Certainly, an aerial tour of the California coast would inspire anyone and the variety of coastal features is impressive, to say the least. That said, I have been repeatedly shocked and appalled by some of what I have discovered through this photographic database because it reveals much of the destruction of our coastline that is often hidden from view. Here are few culprits that really get me going!

Hey, are you going to pick that up?  (Failed bluff stabilization, Gleason's Beach, Sonoma County)

Sometimes you just have to let it go...  (Condemned apartment building, Pacifica, CA)

Seriously, Ritz Carlton?  What IS that, anyway?  (Ritz Carlton, Half Moon Bay, San Mateo County)

Hey, do you guys mind if I put this huge pile of rocks here? The neighbors can fend for themselves! (Malibu, Los Angeles County)
Anyway, you get the point...

I highly recommend browsing this great resource and see what you can find for yourself! Maybe you can find a new beach to explore or do a little aerial reconnaissance before your next hike.  Enjoy!
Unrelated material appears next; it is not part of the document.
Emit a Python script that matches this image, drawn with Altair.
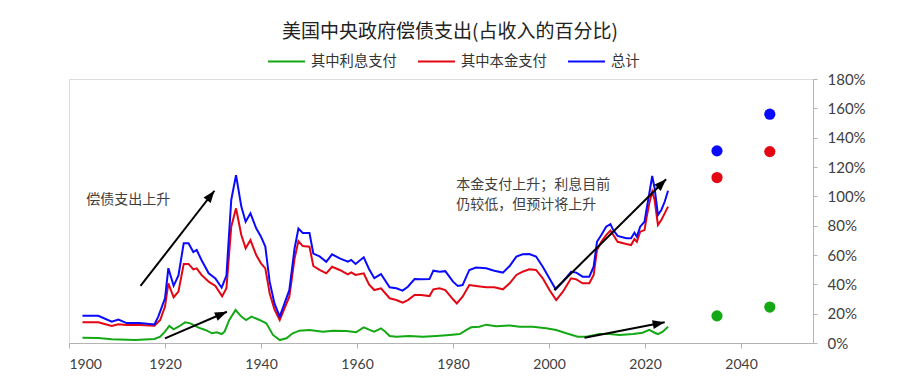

Photos copyright © 2002-2012 Kenneth & Gabrielle Adelman - Adelman@Adelman.COM


  1. Cool shots! How long do you think the Ritz has??

  2. A - Really hard to say. Erosion rates are typically determined in terms of distance per year based on long-term comparison of shoreline positions, whereas bluff failure events are typically rare and catastrophic. So even if an area has relatively low long-term annual rates of erosion, the bluff can retreat significantly in high wave/high rainfall storm years (such as El Nino years), interspersed with little to no retreat in calm years. For example, the USGS estimates long-term erosion rates in this area of around 0.6 ft/yr. Many scientists believe that we will see increased rates of erosion in the future due to accelerated sea level rise, so for argument let's just say we might see 1.0 ft/yr in this area over the next century. The Ritz looks like it would be in serious trouble with, say, 50-60 ft of retreat. So without any further armoring of the bluff, maybe 50 years or so? But don't quote me on that - I don't want to get any calls from the Ritz!